**SOURCE MATERIAL:**
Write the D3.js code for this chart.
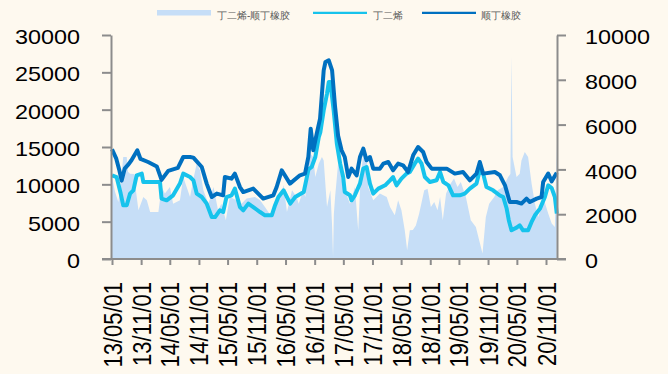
<!DOCTYPE html>
<html>
<head>
<meta charset="utf-8">
<script src="https://cdn.jsdelivr.net/npm/d3@7"></script>
<style>
html,body{margin:0;padding:0;background:#FEF9EF;}
svg{display:block;}
text{font-family:"Liberation Sans",Arial,sans-serif;}
</style>
</head>
<body>
<div id="chart"></div>
<script>
// ---------------- data ----------------
const seriesNames = ["丁二烯-顺丁橡胶", "丁二烯", "顺丁橡胶"];
const xTickLabels = ["13/05/01","13/11/01","14/05/01","14/11/01","15/05/01","15/11/01","16/05/01","16/11/01",
  "17/05/01","17/11/01","18/05/01","18/11/01","19/05/01","19/11/01","20/05/01","20/11/01"];
const leftTicks = [0,5000,10000,15000,20000,25000,30000];
const rightTicks = [0,2000,4000,6000,8000,10000];

// 顺丁橡胶 (left axis)
const brDates = ["2013-05-01","2013-05-28","2013-06-15","2013-07-01","2013-07-20","2013-08-10","2013-09-01","2013-10-08",
 "2013-10-28","2013-12-15","2014-02-08","2014-03-10","2014-04-21","2014-06-21","2014-07-25","2014-09-06","2014-09-27",
 "2014-11-19","2014-12-20","2015-01-21","2015-02-22","2015-04-03","2015-04-14","2015-05-26","2015-06-16","2015-07-18",
 "2015-08-08","2015-10-10","2015-12-12","2016-02-14","2016-03-06","2016-04-07","2016-05-29","2016-07-31","2016-09-01",
 "2016-09-22","2016-10-07","2016-10-23","2016-11-14","2016-12-05","2016-12-17","2016-12-28","2017-01-08","2017-01-29",
 "2017-02-19","2017-03-10","2017-03-29","2017-04-20","2017-05-10","2017-06-01","2017-06-22","2017-07-24","2017-08-14",
 "2017-09-04","2017-09-25","2017-10-16","2017-11-06","2017-12-18","2018-01-09","2018-02-09","2018-03-11","2018-04-12",
 "2018-05-13","2018-06-14","2018-07-16","2018-08-16","2018-09-17","2018-10-09","2018-11-10","2019-02-13","2019-04-05",
 "2019-05-27","2019-07-09","2019-08-20","2019-09-10","2019-10-01","2019-12-14","2020-01-15","2020-02-16","2020-03-17",
 "2020-04-29","2020-05-30","2020-07-01","2020-07-22","2020-09-03","2020-10-04","2020-10-14","2020-11-15","2020-12-07",
 "2021-01-08"];
const brValues = [14700,13440,12000,10500,12100,12600,13215,14555,
 13400,12990,12400,10600,11800,12200,13660,13660,13580,
 12320,10100,8300,8760,8530,10980,10765,11435,9640,
 8970,9425,8090,8530,9640,11880,10100,11210,11435,
 13660,17460,14555,16790,18800,22150,25270,26380,26600,
 25270,20350,16500,14555,13660,10980,12100,11210,13660,
 14780,13215,13660,12100,12100,12770,12990,11880,12770,
 12545,11650,13885,15000,14330,12990,12100,12100,11435,
 11650,10540,11435,12990,11435,11650,11210,9870,7630,
 7630,7420,8090,7630,8090,8300,10310,11450,10400,
 11550];

// 丁二烯 (left axis)
const bdDates = ["2013-05-01","2013-05-30","2013-06-25","2013-07-11","2013-08-02","2013-08-23","2013-09-13","2013-10-04",
 "2013-11-05","2013-11-15","2014-02-28","2014-03-10","2014-04-11","2014-05-22","2014-07-04","2014-07-25","2014-09-06",
 "2014-09-27","2014-10-18","2014-11-19","2014-12-20","2015-01-21","2015-02-11","2015-03-13","2015-04-03","2015-04-24",
 "2015-05-26","2015-06-16","2015-07-18","2015-08-08","2015-09-09","2015-10-10","2015-11-22","2015-12-23","2016-02-04",
 "2016-02-25","2016-03-17","2016-04-19","2016-05-10","2016-05-31","2016-07-01","2016-08-24","2016-09-23","2016-10-13",
 "2016-11-05","2016-11-27","2016-12-07","2016-12-28","2017-01-18","2017-01-29","2017-02-08","2017-03-01","2017-03-21",
 "2017-04-11","2017-04-30","2017-05-10","2017-06-12","2017-06-22","2017-07-13","2017-08-14","2017-09-04","2017-09-25",
 "2017-10-16","2017-11-06","2017-12-08","2018-01-20","2018-02-20","2018-03-11","2018-04-02","2018-05-03","2018-06-04",
 "2018-06-25","2018-07-26","2018-08-16","2018-09-07","2018-09-28","2018-10-30","2018-12-11","2019-01-02","2019-01-23",
 "2019-02-24","2019-03-25","2019-05-06","2019-06-07","2019-07-09","2019-08-20","2019-09-10","2019-10-01","2019-10-22",
 "2019-12-03","2020-01-15","2020-02-05","2020-02-26","2020-03-11","2020-03-28","2020-04-29","2020-05-19","2020-06-09",
 "2020-07-11","2020-08-02","2020-08-23","2020-09-24","2020-10-25","2020-11-15","2020-12-07","2020-12-27","2021-01-08"];
const bdValues = [11210,10980,8760,7190,7190,8760,9200,11210,
 11435,10310,10310,8090,7860,8530,10100,11435,10980,
 10540,8760,8300,7420,5620,5620,6520,6290,8300,
 8530,9425,6960,6520,7420,6960,6290,5850,5850,
 7200,8300,9200,8300,7420,8300,8970,12000,12320,
 13660,16335,17000,19910,22150,23700,23700,19900,15450,
 12770,10980,8970,8530,7860,8530,10100,12100,12320,
 10100,8760,9425,9870,10540,10980,9870,10765,11435,
 11650,12770,13440,12770,10980,10310,10540,11650,10310,
 9870,8530,8530,8760,9425,10100,11880,11435,9640,
 9200,8500,8300,6800,5200,3840,4200,4510,3840,
 3840,4960,5850,6750,8300,9870,9500,8300,6080];

// 丁二烯-顺丁橡胶 (right axis)
const spreadDates = ["2013-05-01","2013-05-20","2013-06-10","2013-06-27","2013-07-11","2013-08-02","2013-08-10","2013-08-23",
 "2013-09-18","2013-09-30","2013-10-15","2013-11-01","2013-11-15","2013-12-07","2013-12-28","2014-02-18","2014-03-10",
 "2014-03-31","2014-05-02","2014-05-22","2014-07-04","2014-07-25","2014-08-11","2014-09-06","2014-09-25","2014-10-18",
 "2014-11-08","2014-11-29","2014-12-31","2015-02-01","2015-03-02","2015-03-23","2015-04-20","2015-05-15","2015-06-27",
 "2015-07-28","2015-08-29","2015-10-21","2015-11-22","2015-12-23","2016-02-04","2016-02-25","2016-03-27","2016-04-19",
 "2016-05-10","2016-06-11","2016-07-10","2016-07-23","2016-08-21","2016-09-03","2016-09-22","2016-10-05","2016-10-23",
 "2016-11-05","2016-11-27","2016-12-17","2016-12-28","2017-01-18","2017-02-08","2017-02-19","2017-02-25","2017-03-02",
 "2017-03-10","2017-03-29","2017-04-09","2017-04-28","2017-05-10","2017-06-12","2017-07-13","2017-08-03","2017-08-17",
 "2017-09-04","2017-09-25","2017-10-05","2017-11-06","2017-12-18","2018-01-30","2018-02-20","2018-03-22","2018-04-12",
 "2018-05-03","2018-05-24","2018-06-08","2018-06-25","2018-07-14","2018-08-02","2018-08-23","2018-09-24","2018-10-15",
 "2018-11-05","2018-11-26","2018-12-17","2019-01-02","2019-01-19","2019-02-09","2019-03-10","2019-03-31","2019-04-22",
 "2019-05-13","2019-06-14","2019-07-15","2019-08-16","2019-09-06","2019-09-27","2019-10-18","2019-11-08","2019-12-10",
 "2019-12-31","2020-02-05","2020-03-07","2020-03-21","2020-03-28","2020-04-04","2020-04-29","2020-05-19","2020-05-30",
 "2020-06-20","2020-07-11","2020-08-02","2020-08-23","2020-09-13","2020-09-24","2020-10-14","2020-11-15","2020-12-07",
 "2020-12-27","2021-01-08"];
const spreadValues = [3660,3000,2545,3500,4550,4550,3900,3810,
 3800,3000,2175,2500,2770,2620,2100,2100,3210,
 2920,3210,2470,2620,3660,3300,2770,3500,4260,
 3960,3070,2470,3210,2175,2470,1730,2770,2620,
 2470,2700,2770,2620,2320,1875,2470,2770,3290,
 2100,3070,2770,2470,3070,2770,4260,4700,4550,
 3660,4260,4550,4400,2320,3070,1500,90,2000,
 2770,4260,4100,3200,3070,2470,3210,1280,3500,
 4700,4700,3210,2620,2920,2770,2320,1950,2620,
 2175,1280,390,1280,1300,1500,2030,3070,3140,
 2320,2545,2175,2770,1730,2920,3370,3590,3210,
 3440,2770,1730,1430,835,240,1875,2470,2770,
 3070,3210,3660,3800,9050,4550,3660,3810,4400,
 4775,4550,3370,2470,1875,2100,2770,2030,1580,
 1430,5200];

// ---------------- chart ----------------
const W = 668, H = 374;
const BG = "#FEF9EF", AXIS = "#8C8C8C";
const colors = ["#C6DEF7", "#17C3EC", "#0070C0"];
const parse = d3.timeParse("%Y-%m-%d");
const parseTick = d3.timeParse("%y/%m/%d");
const fmtTick = d3.timeFormat("%y/%m/%d");
const zip = (ds, vs) => ds.map((d, i) => ({date: parse(d), v: vs[i]}));
const spread = zip(spreadDates, spreadValues);
const bd = zip(bdDates, bdValues);
const br = zip(brDates, brValues);
const xTicks = xTickLabels.map(parseTick);

const svg = d3.select("#chart").append("svg").attr("width", W).attr("height", H);
svg.append("rect").attr("width", W).attr("height", H).attr("fill", BG);

const x = d3.scaleTime().domain([xTicks[0], xTicks[xTicks.length - 1]]).range([112, 546]);
const yL = d3.scaleLinear().domain([0, 30000]).range([259, 35]);
const yR = d3.scaleLinear().domain([0, 10000]).range([259, 35]);

// area
svg.append("path").datum(spread)
  .attr("fill", colors[0])
  .attr("d", d3.area().x(d => x(d.date)).y0(yR(0)).y1(d => yR(d.v)));

// lines
const line = d3.line().x(d => x(d.date)).y(d => yL(d.v));
svg.append("path").datum(bd).attr("fill", "none").attr("stroke", colors[1])
  .attr("stroke-width", 4).attr("stroke-linejoin", "round").attr("d", line);
svg.append("path").datum(br).attr("fill", "none").attr("stroke", colors[2])
  .attr("stroke-width", 4).attr("stroke-linejoin", "round").attr("d", line);

const SX = 1.17;
function styleAxis(g) {
  g.selectAll("path.domain").attr("stroke", AXIS).attr("stroke-width", 2);
  g.selectAll(".tick line").attr("stroke", AXIS).attr("stroke-width", 2);
  g.selectAll("text").attr("fill", "#000").attr("font-size", 20)
    .attr("font-family", "'Liberation Sans', Arial, sans-serif");
}

// left axis
const gL = svg.append("g").attr("transform", "translate(111,0)")
  .call(d3.axisLeft(yL).tickValues(leftTicks).tickSize(9).tickSizeOuter(0).tickFormat(d3.format("d")));
styleAxis(gL);
gL.selectAll(".tick text").attr("x", null).attr("dy", "0.43em").attr("text-anchor", "end")
  .attr("transform", `translate(-31,0) scale(${SX},1)`);

// right axis
const gR = svg.append("g").attr("transform", "translate(557,0)")
  .call(d3.axisRight(yR).tickValues(rightTicks).tickSize(9).tickSizeOuter(0).tickFormat(d3.format("d")));
styleAxis(gR);
gR.selectAll(".tick text").attr("x", null).attr("dy", "0.43em").attr("text-anchor", "start")
  .attr("transform", `translate(28,0) scale(${SX},1)`);

// bottom axis
const gX = svg.append("g").attr("transform", "translate(0,259)")
  .call(d3.axisBottom(x).tickValues(xTicks).tickSize(6).tickSizeOuter(0).tickFormat(fmtTick));
styleAxis(gX);
gX.select("path.domain").remove();
gX.append("line").attr("x1", 111 - 9).attr("x2", 557 + 9).attr("y1", 0).attr("y2", 0)
  .attr("stroke", AXIS).attr("stroke-width", 2);
gX.selectAll(".tick text").attr("y", null).attr("dy", null).attr("text-anchor", "end")
  .attr("font-size", 22)
  .attr("transform", `translate(9,23) scale(1.15,1) rotate(-90)`);

// legend
const legend = svg.append("g");
const legItems = [
  {name: seriesNames[0], type: "area", x: 157, tx: 217},
  {name: seriesNames[1], type: "line", x: 313, tx: 373},
  {name: seriesNames[2], type: "line", x: 422, tx: 481}
];
legItems.forEach((it, i) => {
  if (it.type === "area") {
    legend.append("rect").attr("x", it.x).attr("y", 10).attr("width", 54).attr("height", 5.5).attr("fill", colors[i]);
  } else {
    legend.append("line").attr("x1", it.x).attr("x2", it.x + 54).attr("y1", 12.8).attr("y2", 12.8)
      .attr("stroke", colors[i]).attr("stroke-width", 2.2);
  }
  legend.append("text").attr("x", it.tx).attr("y", 19.3).attr("font-size", 10)
    .attr("font-family", "'Noto Sans CJK SC', sans-serif").attr("fill", "#595959").text(it.name);
});
</script>
</body>
</html>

**WHAT THE EXERCISE ASKS:**
Collect the lines of the data that carry the word "chart".

**THE RESPONSE:**
Write the D3.js code for this chart.
<div id="chart"></div>
// ---------------- chart ----------------
const svg = d3.select("#chart").append("svg").attr("width", W).attr("height", H);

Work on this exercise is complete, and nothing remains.